Perhaps no decision is more strategic or impactful to stakeholders than the decision to sell or merge a company. And often, that decision is made with the guidance of experts who have only the founder or investors’ interests in mind. Most M&A deals aim to maximize shareholder return. Huge amounts of integration effort are focused on financials, products and systems while little or no attention is paid to culture, community or other interests. And yet, ironically, the data shows that 50-80% of M&A transactions fail to live up to investor expectations.
At BrandFoundations, much of our work improving brand and culture takes place in post M&A situations and we’ve seen first-hand the negative impact on those other stakeholders: an internal culture that turns sour, partners distancing themselves from the chaos, neglected customers heading for the exits… all of which undermines the brand.
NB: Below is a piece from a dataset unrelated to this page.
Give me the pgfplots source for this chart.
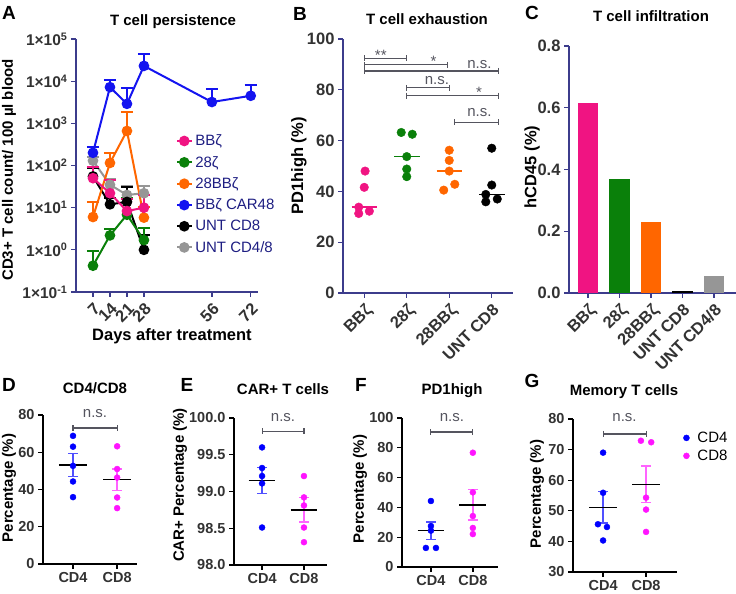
\documentclass[border=0pt]{standalone}
\usepackage{fontspec}
\setmainfont{Liberation Sans}
\usepackage{pgfplots}
\pgfplotsset{compat=1.18}
\definecolor{axc}{RGB}{60,60,140}
\definecolor{legc}{RGB}{30,30,130}
\definecolor{cpink}{RGB}{240,20,130}
\definecolor{cgreen}{RGB}{10,128,10}
\definecolor{corange}{RGB}{255,102,0}
\definecolor{cblue}{RGB}{20,20,240}
\definecolor{cgray}{RGB}{150,150,150}
\definecolor{tickc}{RGB}{50,50,50}
\definecolor{brc}{RGB}{85,85,95}
\definecolor{mblue}{RGB}{0,0,255}
\definecolor{mmag}{RGB}{255,20,255}
\definecolor{sblue}{RGB}{80,80,255}
\definecolor{smag}{RGB}{255,100,255}
\newcommand\fs{\fontsize{15}{18}\selectfont}
\newcommand\fb{\fontsize{15}{18}\selectfont\bfseries}
\newcommand\ftop{\fontsize{16.5}{18}\selectfont\bfseries}
\newcommand\fbot{\fontsize{14.5}{17}\selectfont\bfseries}
\newcommand\fl{\fontsize{19}{22}\selectfont\bfseries}
\pgfplotsset{
  panel/.style={scale only axis, anchor=south west, clip=false,
    axis x line*=bottom, axis y line*=left,
    axis line style={-, line width=1.3pt, draw=#1},
    tick align=outside, major tick length=5pt,
    tick style={line width=1.3pt, draw=#1},
    tick label style={font=\ftop, text=tickc},
    /pgf/number format/assume math mode=true,
    /pgf/number format/1000 sep={},
    minor tick num=0},
  botpanel/.style={panel=black, xtick={0,1}, xticklabels={CD4,CD8}, tick label style={font=\fbot}},
  ser/.style={color=#1, line width=2pt, mark=*, mark size=4.3pt, mark options={solid, fill=#1}},
  serr/.style={ser=#1, error bars/y dir=plus, error bars/y explicit,
    error bars/error bar style={line width=2pt, color=#1},
    error bars/error mark options={rotate=90, line width=2pt, color=#1, mark size=6pt}},
  sem/.style={color=#1, mark=none, error bars/y dir=both, error bars/y explicit,
    error bars/error bar style={line width=1.3pt, color=#1},
    error bars/error mark options={rotate=90, line width=1.3pt, color=#1, mark size=5pt}},
  bracket/.style={brc, line width=1.1pt, mark=|, mark size=3pt, mark options={solid}},
  bdots/.style={only marks, mark=*, mark size=4.3pt, color=#1},
  sdots/.style={only marks, mark=*, mark size=3pt, color=#1},
}
\begin{document}
\begin{tikzpicture}
\path[use as bounding box] (0pt,0pt) rectangle (736pt,594pt);

% ---------------- Panel A
\begin{axis}[panel=axc, at={(76pt,302pt)}, width=182pt, height=253pt,
  xmin=0, xmax=75, ymode=log, ymin=0.1, ymax=100000,
  ytick={0.1,1,10,100,1000,10000,100000},
  yticklabels={1×10\textsuperscript{-1},1×10\textsuperscript{0},1×10\textsuperscript{1},1×10\textsuperscript{2},1×10\textsuperscript{3},1×10\textsuperscript{4},1×10\textsuperscript{5}},
  yticklabel style={font=\fontsize{15.5}{18}\selectfont\bfseries},
  yminorticks=false,
  xtick={7,14,21,28,56,72},
  xticklabel style={rotate=45, anchor=north east},
  legend style={at={(axis description cs:0.55,0.63)}, anchor=north west, draw=none, fill=none, font=\fs, text=legc, row sep=5pt, inner sep=0pt},
  legend cell align=left,
  legend image code/.code={\draw[mark repeat=2,mark phase=2,#1] plot coordinates {(0pt,0pt)(7pt,0pt)(15pt,0pt)};},
]
\addlegendimage{ser=cpink}\addlegendentry{BBζ}
\addlegendimage{ser=cgreen}\addlegendentry{28ζ}
\addlegendimage{ser=corange}\addlegendentry{28BBζ}
\addlegendimage{ser=cblue}\addlegendentry{BBζ CAR48}
\addlegendimage{ser=black}\addlegendentry{UNT CD8}
\addlegendimage{ser=cgray}\addlegendentry{UNT CD4/8}
\addplot[forget plot, serr=cgray] coordinates {(7,130) += (0,30) (14,35) += (0,12) (21,20) += (0,12) (28,22) += (0,10)};
\addplot[forget plot, serr=black] coordinates {(7,55) += (0,32) (14,12) += (0,5) (21,13.7) += (0,18) (28,1.0) += (0,1.3)};
\addplot[forget plot, serr=cblue] coordinates {(7,200) += (0,75) (14,7200) += (0,3500) (21,2900) += (0,4100) (28,23000) += (0,20000) (56,3200) += (0,3300) (72,4500) += (0,3500)};
\addplot[forget plot, serr=corange] coordinates {(7,6) += (0,7.5) (14,115) += (0,85) (21,660) += (0,1200) (28,5.8) += (0,4.7)};
\addplot[forget plot, serr=cgreen] coordinates {(7,0.42) += (0,0.53) (14,2.2) += (0,1) (21,6.8) += (0,10) (28,1.7) += (0,1.6)};
\addplot[forget plot, serr=cpink] coordinates {(7,50) += (0,43) (14,22) += (0,24) (21,8.3) += (0,7.7) (28,10) += (0,10)};
\end{axis}

% ---------------- Panel B
\begin{axis}[panel=axc, at={(343pt,301pt)}, width=170pt, height=254pt,
  xmin=-0.5, xmax=3.5, ymin=0, ymax=100, ytick={0,20,40,60,80,100},
  xtick={0,1,2,3}, xticklabels={BBζ,28ζ,28BBζ,UNT CD8},
  xticklabel style={rotate=45, anchor=north east}]
\addplot[bdots=cpink] coordinates {(0.02,48) (0,41.6) (-0.13,33.8) (-0.13,31.3) (0.12,32.2)};
\addplot[bdots=cgreen] coordinates {(0.87,63.2) (1.13,62.5) (1,53.7) (1,48.8) (1,45.8)};
\addplot[bdots=corange] coordinates {(2,56.2) (2,52.2) (2,48) (1.87,40.5) (2.13,42.8)};
\addplot[bdots=black] coordinates {(3,57) (3,42.5) (2.86,38.8) (2.86,35.9) (3.13,37)};
\addplot[cpink, line width=1.6pt] coordinates {(-0.3,33.8) (0.3,33.8)};
\addplot[cgreen, line width=1.6pt] coordinates {(0.7,53.7) (1.3,53.7)};
\addplot[corange, line width=1.6pt] coordinates {(1.7,48) (2.3,48)};
\addplot[black, line width=1.6pt] coordinates {(2.7,38.8) (3.3,38.8)};
\addplot[bracket] coordinates {(0,92.4) (1,92.4)};
\addplot[bracket] coordinates {(0,89.8) (1.96,89.8)};
\addplot[bracket] coordinates {(0,87.4) (3.16,87.4)};
\addplot[bracket] coordinates {(1,80.8) (2,80.8)};
\addplot[bracket] coordinates {(1,77.7) (3.16,77.7)};
\addplot[bracket] coordinates {(2.12,67.2) (3.16,67.2)};
\node[anchor=base, font=\fs, text=brc] at (axis cs:0.39,91.4) {**};
\node[anchor=base, font=\fs, text=brc] at (axis cs:1.63,89.0) {*};
\node[anchor=base, font=\fs, text=brc] at (axis cs:2.71,88.5) {n.s.};
\node[anchor=base, font=\fs, text=brc] at (axis cs:1.71,81.9) {n.s.};
\node[anchor=base, font=\fs, text=brc] at (axis cs:2.70,76.9) {*};
\node[anchor=base, font=\fs, text=brc] at (axis cs:2.71,69.4) {n.s.};
\end{axis}

% ---------------- Panel C
\begin{axis}[panel=axc, at={(569pt,301pt)}, width=167pt, height=247pt,
  xmin=-0.6, xmax=4.7, ymin=0, ymax=0.8, ytick={0,0.2,0.4,0.6,0.8},
  yticklabel style={/pgf/number format/.cd, fixed, fixed zerofill, precision=1},
  xtick={0,1,2,3,4}, xticklabels={BBζ,28ζ,28BBζ,UNT CD8,UNT CD4/8},
  xticklabel style={rotate=45, anchor=north east}]
\addplot[ybar, bar width=0.66, bar shift=0pt, fill=cpink, draw=none] coordinates {(0,0.615)};
\addplot[ybar, bar width=0.66, bar shift=0pt, fill=cgreen, draw=none] coordinates {(1,0.369)};
\addplot[ybar, bar width=0.66, bar shift=0pt, fill=corange, draw=none] coordinates {(2,0.23)};
\addplot[ybar, bar width=0.66, bar shift=0pt, fill=black, draw=none] coordinates {(3,0.008)};
\addplot[ybar, bar width=0.66, bar shift=0pt, fill=cgray, draw=none] coordinates {(4,0.055)};
\end{axis}

% ---------------- Panel D
\begin{axis}[botpanel, at={(43pt,30pt)}, width=94pt, height=149pt,
  xmin=-0.68, xmax=1.45, ymin=0, ymax=80, ytick={0,20,40,60,80}]
\addplot[sdots=mblue] coordinates {(0,68.8) (0,63) (0,52.7) (0,44.3) (0,35.9)};
\addplot[sdots=mmag] coordinates {(1,63.2) (1,51) (1,46.4) (1,35.7) (1,30)};
\addplot[sem=sblue] coordinates {(0,53.1) +- (0,6.1)};
\addplot[sem=smag] coordinates {(1,45.3) +- (0,5.7)};
\addplot[black, line width=1.4pt] coordinates {(-0.32,53.1) (0.32,53.1)};
\addplot[black, line width=1.4pt] coordinates {(0.68,45.3) (1.32,45.3)};
\addplot[bracket] coordinates {(0,73) (1,73)};
\node[anchor=base, font=\fs, text=brc] at (axis cs:0.5,78.5) {n.s.};
\end{axis}

% ---------------- Panel E
\begin{axis}[botpanel, at={(234pt,29pt)}, width=93pt, height=147pt,
  xmin=-0.67, xmax=1.55, ymin=98, ymax=100, ytick={98,98.5,99,99.5,100},
  yticklabel style={/pgf/number format/.cd, fixed, fixed zerofill, precision=1}]
\addplot[sdots=mblue] coordinates {(0,99.6) (0,99.32) (0,99.21) (0,99.11) (0,98.51)};
\addplot[sdots=mmag] coordinates {(1,99.21) (1,98.92) (1,98.81) (1,98.51) (1,98.31)};
\addplot[sem=sblue] coordinates {(0,99.15) +- (0,0.18)};
\addplot[sem=smag] coordinates {(1,98.75) +- (0,0.165)};
\addplot[black, line width=1.4pt] coordinates {(-0.32,99.15) (0.32,99.15)};
\addplot[black, line width=1.4pt] coordinates {(0.68,98.75) (1.32,98.75)};
\addplot[bracket] coordinates {(0,99.82) (1,99.82)};
\node[anchor=base, font=\fs, text=brc] at (axis cs:0.5,99.95) {n.s.};
\end{axis}

% ---------------- Panel F
\begin{axis}[botpanel, at={(402pt,27pt)}, width=96pt, height=149pt,
  xmin=-0.69, xmax=1.6, ymin=0, ymax=100, ytick={0,20,40,60,80,100}]
\addplot[sdots=mblue] coordinates {(0,44.3) (0,27.5) (0,24.4) (-0.12,12.8) (0.12,12.8)};
\addplot[sdots=mmag] coordinates {(1,76.7) (1,50.1) (1,34.2) (1,26.2) (1,22.1)};
\addplot[sem=sblue] coordinates {(0,24.4) +- (0,5.8)};
\addplot[sem=smag] coordinates {(1,41.7) +- (0,10.2)};
\addplot[black, line width=1.4pt] coordinates {(-0.32,24.4) (0.32,24.4)};
\addplot[black, line width=1.4pt] coordinates {(0.68,41.7) (1.32,41.7)};
\addplot[bracket] coordinates {(0,90.6) (1,90.6)};
\node[anchor=base, font=\fs, text=brc] at (axis cs:0.5,97.5) {n.s.};
\end{axis}

% ---------------- Panel G
\begin{axis}[botpanel, at={(573pt,22pt)}, width=104pt, height=153pt,
  xmin=-0.7, xmax=1.72, ymin=30, ymax=80, ytick={30,40,50,60,70,80},
  legend style={at={(axis description cs:1.06,0.93)}, anchor=north west, draw=none, fill=none, font=\fs, row sep=2pt, inner sep=0pt,
    /tikz/every odd column/.append style={column sep=6pt}},
  legend cell align=left]
\addlegendimage{sdots=mblue}\addlegendentry{CD4}
\addlegendimage{sdots=mmag}\addlegendentry{CD8}
\addplot[forget plot, sdots=mblue] coordinates {(0,69) (0,55.9) (-0.12,45.6) (0.09,44.7) (0,40.3)};
\addplot[forget plot, sdots=mmag] coordinates {(0.88,72.9) (1.12,72.4) (1,54.3) (1,50.4) (1,43.1)};
\addplot[forget plot, sem=sblue] coordinates {(0,51.1) +- (0,5.1)};
\addplot[forget plot, sem=smag] coordinates {(1,58.6) +- (0,6)};
\addplot[forget plot, black, line width=1.4pt] coordinates {(-0.32,51.1) (0.32,51.1)};
\addplot[forget plot, black, line width=1.4pt] coordinates {(0.68,58.6) (1.32,58.6)};
\addplot[forget plot, bracket] coordinates {(0,75.1) (1,75.1)};
\node[anchor=base, font=\fs, text=brc] at (axis cs:0.5,79.1) {n.s.};
\end{axis}

% ---------------- Texts
\node[anchor=base, font=\fl] at (9pt,574pt) {A};
\node[anchor=base, font=\fl] at (300pt,573pt) {B};
\node[anchor=base, font=\fl] at (532pt,574pt) {C};
\node[anchor=base, font=\fl] at (9pt,202pt) {D};
\node[anchor=base, font=\fl] at (187pt,202pt) {E};
\node[anchor=base, font=\fl] at (361pt,202pt) {F};
\node[anchor=base, font=\fl] at (532pt,206pt) {G};
\node[anchor=base, font=\fb] at (173pt,568pt) {T cell persistence};
\node[anchor=base, font=\fb] at (427pt,569pt) {T cell exhaustion};
\node[anchor=base, font=\fb] at (651pt,572pt) {T cell infiltration};
\node[anchor=base, font=\fb] at (95pt,200.7pt) {CD4/CD8};
\node[anchor=base, font=\fb] at (283pt,199pt) {CAR+ T cells};
\node[anchor=base, font=\fb] at (452pt,199.7pt) {PD1high};
\node[anchor=base, font=\fb] at (624pt,198.3pt) {Memory T cells};
\node[rotate=90, font=\fb] at (9pt,424pt) {CD3+ T cell count/ 100 µl blood};
\node[rotate=90, font=\ftop] at (299pt,428pt) {PD1high (\%)};
\node[rotate=90, font=\ftop] at (532pt,427pt) {hCD45 (\%)};
\node[rotate=90, font=\fb] at (9pt,106pt) {Percentage (\%)};
\node[rotate=90, font=\fb] at (180pt,109pt) {CAR+ Percentage (\%)};
\node[rotate=90, font=\fb] at (360pt,105pt) {Percentage (\%)};
\node[rotate=90, font=\fb] at (537pt,100pt) {Percentage (\%)};
\node[anchor=base, font=\ftop] at (172pt,253.3pt) {Days after treatment};
\end{tikzpicture}
\end{document}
We wondered what the Business Roundtable’s decision to embrace a multi-stakeholder perspective might mean for the future of M&A. So, in partnership with Conscious Capitalism NYC, and our venue partner Primary, we hosted an event called “Conscious Transactions” that featured a panel of two M&A facilitators and two conscious CEOs who had recently sold their businesses:
Moderator: Michael Andrews, Founder of Hawkstone Capital – Hawkstone Capital is a Private Investment firm that brings together independent operating executives, direct investment investors, and founders who are interested in a liquidity event that incorporates the interests of the business, the owner’s legacy and employees.
Panelist: Jay Roberts, President and Chief Executive Officer at Cancer Genetics – Jay has participated in more than 50 transactions in his career: as a founder, an investor and an operating partner developing a unique sense of how to maximize value and outcomes for all stakeholders.
Panelist: William Vogelgesang CEO Co-Founder of EPOCH Pi – William W. Vogelgesang is a co-founder of EPOCH Pi, an investment banking company serving purpose-based or impact companies: businesses that exist to provide financial as well as a social return while endeavoring to create value for all stakeholders.
Panelist: Gavin Watson, Former Owner, Watson, Inc. – Gavin is a member of the board of Conscious Capitalism CT and brings a unique perspective to the conversation having recently sold his family-owned business, Watson Inc. Gavin long practiced conscious business principles at Watson and has first-hand experience in what it is like to exit a conscious business.
The panel’s conversation ranged across a variety of topics and included a deep dive into the role of cultural due diligence and its importance to both sides in a transaction. Specifically, acquirers need to better understand their own culture, and that of a new acquisition, in order to assess impact and best strategies for integration. In addition, sellers need to meet with the leadership and staff of an acquiring company to be sure they know what whether they will be a fit within that culture as well.